Donald Judd
Lorsque Donald Judd s'aperçut qu'il ne pourrait
jamais faire des tableaux qui ne représenteraient qu'une surface
signifiante, sans profondeur, à moins d'en passer par la peinture
monochrome, il choisit de s'intéresser à l'élaboration
d'oeuvres véritablement réelles qui ne seraient ni de
la peinture ni de la sculpture : des volumes géométriques
en trois dimensions, aux matériaux et couleurs industriels et
qu'il appelle des "objets spécifiques" parce qu'il
n'y sera plus question de modelage, de taille ou d'élagage qui
ont trop d'effets anthropomorphiques .
Ce sont des entités tautologiquement réduites
à la matière et au volume pur, qui ne proposent ni temps
ni espace au delà d'eux-mêmes.
Cette oeuvre est l'exemple le plus radical d'un "objet
spécifique" et c'est en 1965 (date de l'oeuvre) qu'il le
réalise la première fois idéalement.
Dans son texte "Specific Objects" publié
dans Arts Yearbook 8 en 1965 et traduit dans le livre édité
par la galerie Lelong, Donald Judd écrit: "Three dimensions
are real space. That gets rid of the problem of illusionism and of literal
space, space in and around marks and colors - which is riddance of one
of the salient and most objectionable relics of European art" (Les
trois dimensions sont l'espace réel. Cela élimine le problème
de l'illusionisme et de l'espace littéral, de l'espace qui entoure
ou est contenu dans les signes et les couleurs - ce qui veut dire qu'on
est débarrassé de l'un des vestiges les plus marquants,
et les plus criticables, légués par l'art européen);
et dans un entretien avec Lucy Lippard (Art in America, juillet/aout,
1967) Donald Judd dit "The main virtue of geometric shapes is that
they aren't organic, as all art otherwise is". (La qualité
essentielle des formes géométriques vient de ce qu'elles
ne sont pas organiques, à la dfférence de toute autre
forme dite artistique). Voir au sujet de cette oeuvre le texte de Michel Gauthier
"Les idéalités sculpturales..."in art présence
n°22, avril 1997 p.8 : "De fait, Judd, en 1965, délaissant l'art
pictural, accroche sur le mur, en lieu et place du tableau, des "boîtes"

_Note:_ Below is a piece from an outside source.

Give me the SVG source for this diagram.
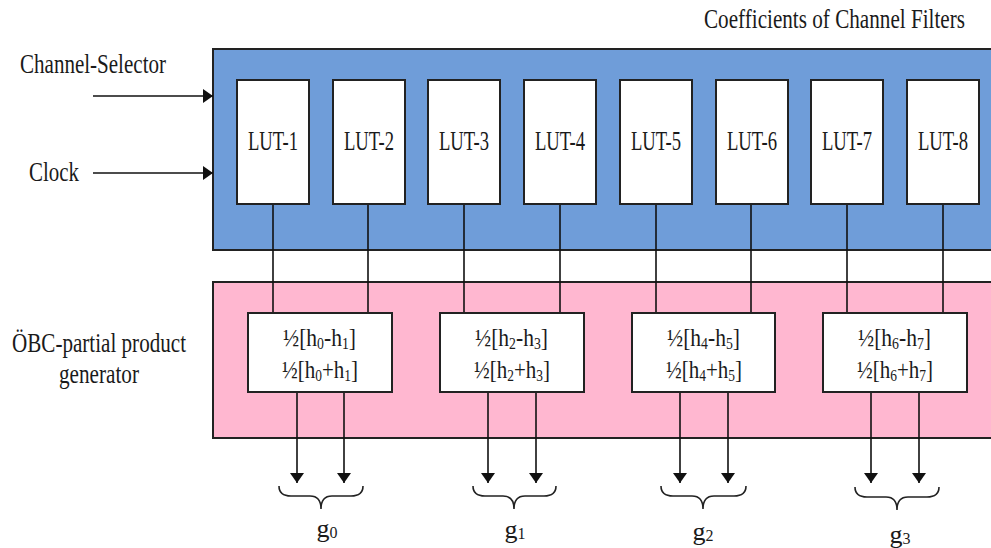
<svg xmlns="http://www.w3.org/2000/svg" width="991" height="548" viewBox="0 0 991 548">
<style>
text{font-family:"Liberation Serif","Times New Roman",serif;fill:#1a1a1a;font-size:27px}
.mid{text-anchor:middle}
.pp{font-size:25px}
.box{fill:#fff;stroke:#222;stroke-width:2}
.w{stroke:#111;stroke-width:1.6;fill:none}
.brace{stroke:#222;stroke-width:1.6;fill:none}
.sub{font-size:16px}
.gl{font-size:26px}
</style>
<defs>
<marker id="ah" viewBox="0 0 10 14" refX="10" refY="7" markerWidth="10" markerHeight="14" markerUnits="userSpaceOnUse" orient="auto">
<path d="M0,0 L10,7 L0,14 Z" fill="#111"/>
</marker>
</defs>
<rect width="991" height="548" fill="#fff"/>
<text x="704" y="28" textLength="261" lengthAdjust="spacingAndGlyphs">Coefficients of Channel Filters</text>
<g id="lut-block">
<rect x="213" y="49" width="800" height="201" fill="#6F9DD9" stroke="#222" stroke-width="2"/>
</g>
<g id="ppg-block">
<rect x="213" y="282" width="800" height="156" fill="#FFB7D0" stroke="#222" stroke-width="2"/>
</g>
<g id="connectors">
<line class="w" x1="93" y1="96" x2="213" y2="96" marker-end="url(#ah)"/>
<line class="w" x1="93" y1="173" x2="213" y2="173" marker-end="url(#ah)"/>
<line class="w" x1="273" y1="204" x2="273" y2="313"/>
<line class="w" x1="368" y1="204" x2="368" y2="313"/>
<line class="w" x1="464" y1="204" x2="464" y2="313"/>
<line class="w" x1="560" y1="204" x2="560" y2="313"/>
<line class="w" x1="656" y1="204" x2="656" y2="313"/>
<line class="w" x1="751" y1="204" x2="751" y2="313"/>
<line class="w" x1="847" y1="204" x2="847" y2="313"/>
<line class="w" x1="943" y1="204" x2="943" y2="313"/>
<line class="w" x1="297" y1="392" x2="297" y2="483" marker-end="url(#ah)"/>
<line class="w" x1="344" y1="392" x2="344" y2="483" marker-end="url(#ah)"/>
<line class="w" x1="488" y1="392" x2="488" y2="483" marker-end="url(#ah)"/>
<line class="w" x1="536" y1="392" x2="536" y2="483" marker-end="url(#ah)"/>
<line class="w" x1="680" y1="392" x2="680" y2="483" marker-end="url(#ah)"/>
<line class="w" x1="728" y1="392" x2="728" y2="483" marker-end="url(#ah)"/>
<line class="w" x1="871" y1="392" x2="871" y2="483" marker-end="url(#ah)"/>
<line class="w" x1="919" y1="392" x2="919" y2="483" marker-end="url(#ah)"/>
</g>
<text x="20" y="73" textLength="146" lengthAdjust="spacingAndGlyphs">Channel-Selector</text>
<text x="29" y="181" textLength="50" lengthAdjust="spacingAndGlyphs">Clock</text>
<text x="12" y="352" textLength="174" lengthAdjust="spacingAndGlyphs">ÖBC-partial product</text>
<text x="59" y="383" textLength="80" lengthAdjust="spacingAndGlyphs">generator</text>
<g id="lut1"><rect class="box" x="237" y="80" width="72" height="124"/><text class="mid" x="273" y="150" textLength="50" lengthAdjust="spacingAndGlyphs">LUT-1</text></g>
<g id="lut2"><rect class="box" x="333" y="80" width="72" height="124"/><text class="mid" x="369" y="150" textLength="50" lengthAdjust="spacingAndGlyphs">LUT-2</text></g>
<g id="lut3"><rect class="box" x="428" y="80" width="72" height="124"/><text class="mid" x="464" y="150" textLength="50" lengthAdjust="spacingAndGlyphs">LUT-3</text></g>
<g id="lut4"><rect class="box" x="524" y="80" width="72" height="124"/><text class="mid" x="560" y="150" textLength="50" lengthAdjust="spacingAndGlyphs">LUT-4</text></g>
<g id="lut5"><rect class="box" x="620" y="80" width="72" height="124"/><text class="mid" x="656" y="150" textLength="50" lengthAdjust="spacingAndGlyphs">LUT-5</text></g>
<g id="lut6"><rect class="box" x="716" y="80" width="72" height="124"/><text class="mid" x="752" y="150" textLength="50" lengthAdjust="spacingAndGlyphs">LUT-6</text></g>
<g id="lut7"><rect class="box" x="811" y="80" width="72" height="124"/><text class="mid" x="847" y="150" textLength="50" lengthAdjust="spacingAndGlyphs">LUT-7</text></g>
<g id="lut8"><rect class="box" x="907" y="80" width="72" height="124"/><text class="mid" x="943" y="150" textLength="50" lengthAdjust="spacingAndGlyphs">LUT-8</text></g>
<g id="ppg1"><rect class="box" x="248" y="313" width="144" height="79"/>
<text class="pp" x="283" y="346" textLength="73" lengthAdjust="spacingAndGlyphs">½[h<tspan class="sub" dy="3">0</tspan><tspan dy="-3">-h</tspan><tspan class="sub" dy="3">1</tspan><tspan dy="-3">]</tspan></text>
<text class="pp" x="282" y="378" textLength="76" lengthAdjust="spacingAndGlyphs">½[h<tspan class="sub" dy="3">0</tspan><tspan dy="-3">+h</tspan><tspan class="sub" dy="3">1</tspan><tspan dy="-3">]</tspan></text></g>
<g id="ppg2"><rect class="box" x="440" y="313" width="144" height="79"/>
<text class="pp" x="475" y="346" textLength="73" lengthAdjust="spacingAndGlyphs">½[h<tspan class="sub" dy="3">2</tspan><tspan dy="-3">-h</tspan><tspan class="sub" dy="3">3</tspan><tspan dy="-3">]</tspan></text>
<text class="pp" x="474" y="378" textLength="76" lengthAdjust="spacingAndGlyphs">½[h<tspan class="sub" dy="3">2</tspan><tspan dy="-3">+h</tspan><tspan class="sub" dy="3">3</tspan><tspan dy="-3">]</tspan></text></g>
<g id="ppg3"><rect class="box" x="632" y="313" width="143" height="79"/>
<text class="pp" x="667" y="346" textLength="73" lengthAdjust="spacingAndGlyphs">½[h<tspan class="sub" dy="3">4</tspan><tspan dy="-3">-h</tspan><tspan class="sub" dy="3">5</tspan><tspan dy="-3">]</tspan></text>
<text class="pp" x="666" y="378" textLength="76" lengthAdjust="spacingAndGlyphs">½[h<tspan class="sub" dy="3">4</tspan><tspan dy="-3">+h</tspan><tspan class="sub" dy="3">5</tspan><tspan dy="-3">]</tspan></text></g>
<g id="ppg4"><rect class="box" x="823" y="313" width="144" height="79"/>
<text class="pp" x="858" y="346" textLength="73" lengthAdjust="spacingAndGlyphs">½[h<tspan class="sub" dy="3">6</tspan><tspan dy="-3">-h</tspan><tspan class="sub" dy="3">7</tspan><tspan dy="-3">]</tspan></text>
<text class="pp" x="857" y="378" textLength="76" lengthAdjust="spacingAndGlyphs">½[h<tspan class="sub" dy="3">6</tspan><tspan dy="-3">+h</tspan><tspan class="sub" dy="3">7</tspan><tspan dy="-3">]</tspan></text></g>
<g id="g0"><path class="brace" d="M279,486 Q279,496 291,496 L310,496 Q321,496 321,509 Q321,496 332,496 L351,496 Q363,496 363,486"/>
<text class="mid gl" x="327" y="537">g<tspan class="sub" dy="1">0</tspan></text></g>
<g id="g1"><path class="brace" d="M473,486 Q473,496 485,496 L503,496 Q514,496 514,509 Q514,496 525,496 L544,496 Q556,496 556,486"/>
<text class="mid gl" x="515" y="538">g<tspan class="sub" dy="1">1</tspan></text></g>
<g id="g2"><path class="brace" d="M661,486 Q661,496 673,496 L692,496 Q703,496 703,509 Q703,496 714,496 L734,496 Q746,496 746,486"/>
<text class="mid gl" x="703" y="540">g<tspan class="sub" dy="1">2</tspan></text></g>
<g id="g3"><path class="brace" d="M855,487 Q855,497 867,497 L886,497 Q897,497 897,510 Q897,497 908,497 L927,497 Q939,497 939,487"/>
<text class="mid gl" x="900" y="543">g<tspan class="sub" dy="1">3</tspan></text></g>
</svg>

métalliques. Ce virage décisif dans la carrière
de l'artiste a une justification précise et officielle : seul
le passage à des objets tridimentionnels permettrait une sortie
hors du domaine illusionniste qui est fatalement celui d'une peinture
aux prises avec la polarité de la figure et du fond. Judd écrit
d'ailleurs, à cette époque, dans son essai Specific Objects
: "Les trois dimensions sont l'espace réel. Cela élimine
le problème de l'illusionnisme..." Ces premières "boîtes" de 1965,
qui ont charge, tout à la fois, d'acter et d'emblématiser
la rupture de l'artiste avec la pratique picturale, énoncent
clairement les griefs adressés à ce tableau dont elles
deviennent le substitut. En troquant exemplairement la tôle galvanisée
ou l'acier inoxydable contre le lin ou le coton, l'oeuvre adopte, d'une
part, un matériau qui n'a pas pour fonction traditionnelle d'être
le support d'une image, d'autre part, un volume qui romp franchement
avec la planéité du mur sur lequel il se détache.
Ainsi un parallélépipède vient-il s'accrocher sur
un mur pour y faire voir, non pas, comme le tableau, autre chose que
lui-même, mais son être matériel, dans ses définitions
morphologique, matériologique et volumétrique. En plaçant
son plus grand côté de telle façon qu'il soit perpendiculaire
au mur, et non parallèle comme l'est, d'ordinaire, celui du tableau
..., le parallélépipède de Judd accuse remarquablement
sa tridimensionnalité. Voilà un parallèlépipède
qui ne cherche pas, sur le mur où il est accroché, à
faire oublier son relief. En d'autres termes, cette "boîte",
de la sorte disposée, dénonce objectivement deux illusions,
un peu différentes, du reste, de celle pour laquelle Judd a officiellement
renoncé à la peinture : l'illusion qu'entretient la peinture
d'être sans support, l'illusion qu'entretient ce support, le tableau,
d'être exempt de troisième dimension."